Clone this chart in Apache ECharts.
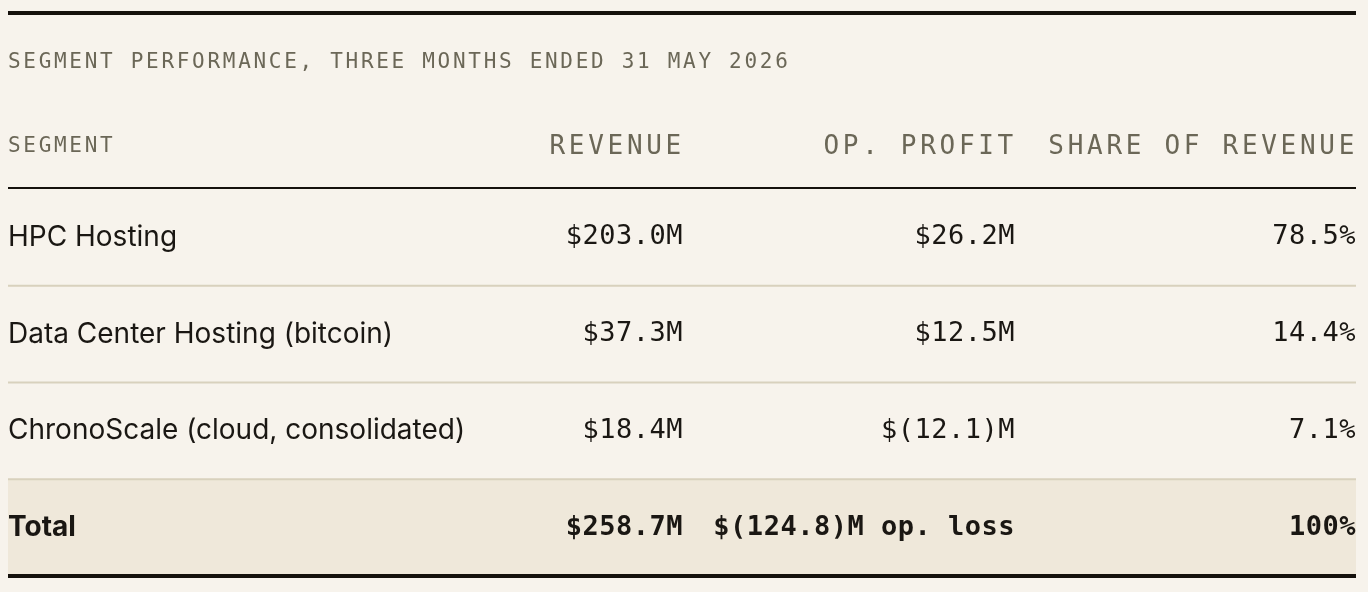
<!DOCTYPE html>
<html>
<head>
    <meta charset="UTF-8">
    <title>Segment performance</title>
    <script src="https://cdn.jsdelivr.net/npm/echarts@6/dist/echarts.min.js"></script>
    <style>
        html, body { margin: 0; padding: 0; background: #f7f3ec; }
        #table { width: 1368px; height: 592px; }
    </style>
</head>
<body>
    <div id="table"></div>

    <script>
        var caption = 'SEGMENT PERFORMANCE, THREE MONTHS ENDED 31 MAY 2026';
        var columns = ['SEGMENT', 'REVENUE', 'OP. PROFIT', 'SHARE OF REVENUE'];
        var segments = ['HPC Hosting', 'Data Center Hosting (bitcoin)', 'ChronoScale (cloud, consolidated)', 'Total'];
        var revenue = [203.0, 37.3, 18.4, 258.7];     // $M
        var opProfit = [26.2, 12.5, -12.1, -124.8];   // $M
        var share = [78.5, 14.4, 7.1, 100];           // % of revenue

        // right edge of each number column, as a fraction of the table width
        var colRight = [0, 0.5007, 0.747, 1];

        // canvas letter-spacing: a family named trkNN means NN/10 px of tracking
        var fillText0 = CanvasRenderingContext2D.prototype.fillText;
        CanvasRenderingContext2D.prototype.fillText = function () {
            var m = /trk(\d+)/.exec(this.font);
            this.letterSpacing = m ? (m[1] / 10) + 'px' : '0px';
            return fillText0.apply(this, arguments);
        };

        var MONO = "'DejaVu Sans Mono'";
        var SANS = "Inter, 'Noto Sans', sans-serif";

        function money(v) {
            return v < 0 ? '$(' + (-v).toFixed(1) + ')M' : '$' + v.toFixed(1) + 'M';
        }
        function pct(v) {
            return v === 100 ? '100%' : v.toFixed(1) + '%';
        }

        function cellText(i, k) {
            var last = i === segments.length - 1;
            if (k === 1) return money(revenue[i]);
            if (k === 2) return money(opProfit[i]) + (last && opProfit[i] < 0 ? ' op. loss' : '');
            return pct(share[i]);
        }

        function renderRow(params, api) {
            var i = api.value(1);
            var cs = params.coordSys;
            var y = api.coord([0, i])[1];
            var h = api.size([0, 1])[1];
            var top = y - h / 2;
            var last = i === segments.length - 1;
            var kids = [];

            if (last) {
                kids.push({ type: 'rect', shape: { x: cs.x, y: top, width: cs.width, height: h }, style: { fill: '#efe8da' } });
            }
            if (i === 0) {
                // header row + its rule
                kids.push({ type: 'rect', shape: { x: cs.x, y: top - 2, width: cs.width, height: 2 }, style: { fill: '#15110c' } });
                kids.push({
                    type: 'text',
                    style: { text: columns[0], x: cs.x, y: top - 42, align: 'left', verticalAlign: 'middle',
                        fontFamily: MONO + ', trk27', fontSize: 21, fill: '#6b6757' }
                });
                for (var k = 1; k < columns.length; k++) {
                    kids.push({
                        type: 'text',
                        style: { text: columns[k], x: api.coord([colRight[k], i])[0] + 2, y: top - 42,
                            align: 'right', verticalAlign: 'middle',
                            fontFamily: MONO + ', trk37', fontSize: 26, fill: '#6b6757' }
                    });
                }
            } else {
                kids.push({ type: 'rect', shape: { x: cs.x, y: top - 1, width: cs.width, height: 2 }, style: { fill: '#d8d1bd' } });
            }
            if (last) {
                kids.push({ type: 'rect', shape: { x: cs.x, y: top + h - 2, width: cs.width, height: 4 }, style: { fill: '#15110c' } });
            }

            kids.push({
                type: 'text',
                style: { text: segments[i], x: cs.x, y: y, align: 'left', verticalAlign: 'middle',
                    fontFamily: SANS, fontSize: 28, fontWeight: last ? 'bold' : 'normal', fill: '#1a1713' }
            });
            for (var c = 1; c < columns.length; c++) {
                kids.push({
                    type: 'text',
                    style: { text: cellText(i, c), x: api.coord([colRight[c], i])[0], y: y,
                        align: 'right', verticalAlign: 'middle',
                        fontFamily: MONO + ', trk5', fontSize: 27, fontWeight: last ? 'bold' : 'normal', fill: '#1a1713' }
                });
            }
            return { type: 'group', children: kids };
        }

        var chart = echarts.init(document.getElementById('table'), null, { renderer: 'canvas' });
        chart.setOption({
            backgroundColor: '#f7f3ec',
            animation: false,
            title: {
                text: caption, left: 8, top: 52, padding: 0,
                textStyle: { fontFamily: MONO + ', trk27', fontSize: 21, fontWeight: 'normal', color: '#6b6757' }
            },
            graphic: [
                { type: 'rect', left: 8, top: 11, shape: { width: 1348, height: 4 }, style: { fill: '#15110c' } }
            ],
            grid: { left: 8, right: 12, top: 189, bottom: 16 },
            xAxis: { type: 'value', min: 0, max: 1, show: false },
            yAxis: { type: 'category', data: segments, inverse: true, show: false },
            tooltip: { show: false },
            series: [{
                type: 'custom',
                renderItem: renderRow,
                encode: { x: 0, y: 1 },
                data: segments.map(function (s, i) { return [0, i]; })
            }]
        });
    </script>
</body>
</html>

--

Print out the whole of the material word for word, without pictures.

> [RESPONSE FOR THIS EXERCISE]
Clone this chart in Apache ECharts.
<!DOCTYPE html>
<html>
<head>
    <meta charset="UTF-8">
    <title>Segment performance</title>
    <script src="https://cdn.jsdelivr.net/npm/echarts@6/dist/echarts.min.js"></script>
    <style>
        html, body { margin: 0; padding: 0; background: #f7f3ec; }
        #table { width: 1368px; height: 592px; }
    </style>
</head>
<body>
    <div id="table"></div>

    <script>
        var caption = 'SEGMENT PERFORMANCE, THREE MONTHS ENDED 31 MAY 2026';
        var columns = ['SEGMENT', 'REVENUE', 'OP. PROFIT', 'SHARE OF REVENUE'];
        var segments = ['HPC Hosting', 'Data Center Hosting (bitcoin)', 'ChronoScale (cloud, consolidated)', 'Total'];
        var revenue = [203.0, 37.3, 18.4, 258.7];     // $M
        var opProfit = [26.2, 12.5, -12.1, -124.8];   // $M
        var share = [78.5, 14.4, 7.1, 100];           // % of revenue

        // right edge of each number column, as a fraction of the table width
        var colRight = [0, 0.5007, 0.747, 1];

        // canvas letter-spacing: a family named trkNN means NN/10 px of tracking
        var fillText0 = CanvasRenderingContext2D.prototype.fillText;
        CanvasRenderingContext2D.prototype.fillText = function () {
            var m = /trk(\d+)/.exec(this.font);
            this.letterSpacing = m ? (m[1] / 10) + 'px' : '0px';
            return fillText0.apply(this, arguments);
        };

        var MONO = "'DejaVu Sans Mono'";
        var SANS = "Inter, 'Noto Sans', sans-serif";

        function money(v) {
            return v < 0 ? '$(' + (-v).toFixed(1) + ')M' : '$' + v.toFixed(1) + 'M';
        }
        function pct(v) {
            return v === 100 ? '100%' : v.toFixed(1) + '%';
        }

        function cellText(i, k) {
            var last = i === segments.length - 1;
            if (k === 1) return money(revenue[i]);
            if (k === 2) return money(opProfit[i]) + (last && opProfit[i] < 0 ? ' op. loss' : '');
            return pct(share[i]);
        }

        function renderRow(params, api) {
            var i = api.value(1);
            var cs = params.coordSys;
            var y = api.coord([0, i])[1];
            var h = api.size([0, 1])[1];
            var top = y - h / 2;
            var last = i === segments.length - 1;
            var kids = [];

            if (last) {
                kids.push({ type: 'rect', shape: { x: cs.x, y: top, width: cs.width, height: h }, style: { fill: '#efe8da' } });
            }
            if (i === 0) {
                // header row + its rule
                kids.push({ type: 'rect', shape: { x: cs.x, y: top - 2, width: cs.width, height: 2 }, style: { fill: '#15110c' } });
                kids.push({
                    type: 'text',
                    style: { text: columns[0], x: cs.x, y: top - 42, align: 'left', verticalAlign: 'middle',
                        fontFamily: MONO + ', trk27', fontSize: 21, fill: '#6b6757' }
                });
                for (var k = 1; k < columns.length; k++) {
                    kids.push({
                        type: 'text',
                        style: { text: columns[k], x: api.coord([colRight[k], i])[0] + 2, y: top - 42,
                            align: 'right', verticalAlign: 'middle',
                            fontFamily: MONO + ', trk37', fontSize: 26, fill: '#6b6757' }
                    });
                }
            } else {
                kids.push({ type: 'rect', shape: { x: cs.x, y: top - 1, width: cs.width, height: 2 }, style: { fill: '#d8d1bd' } });
            }
            if (last) {
                kids.push({ type: 'rect', shape: { x: cs.x, y: top + h - 2, width: cs.width, height: 4 }, style: { fill: '#15110c' } });
            }

            kids.push({
                type: 'text',
                style: { text: segments[i], x: cs.x, y: y, align: 'left', verticalAlign: 'middle',
                    fontFamily: SANS, fontSize: 28, fontWeight: last ? 'bold' : 'normal', fill: '#1a1713' }
            });
            for (var c = 1; c < columns.length; c++) {
                kids.push({
                    type: 'text',
                    style: { text: cellText(i, c), x: api.coord([colRight[c], i])[0], y: y,
                        align: 'right', verticalAlign: 'middle',
                        fontFamily: MONO + ', trk5', fontSize: 27, fontWeight: last ? 'bold' : 'normal', fill: '#1a1713' }
                });
            }
            return { type: 'group', children: kids };
        }

        var chart = echarts.init(document.getElementById('table'), null, { renderer: 'canvas' });
        chart.setOption({
            backgroundColor: '#f7f3ec',
            animation: false,
            title: {
                text: caption, left: 8, top: 52, padding: 0,
                textStyle: { fontFamily: MONO + ', trk27', fontSize: 21, fontWeight: 'normal', color: '#6b6757' }
            },
            graphic: [
                { type: 'rect', left: 8, top: 11, shape: { width: 1348, height: 4 }, style: { fill: '#15110c' } }
            ],
            grid: { left: 8, right: 12, top: 189, bottom: 16 },
            xAxis: { type: 'value', min: 0, max: 1, show: false },
            yAxis: { type: 'category', data: segments, inverse: true, show: false },
            tooltip: { show: false },
            series: [{
                type: 'custom',
                renderItem: renderRow,
                encode: { x: 0, y: 1 },
                data: segments.map(function (s, i) { return [0, i]; })
            }]
        });
    </script>
</body>
</html>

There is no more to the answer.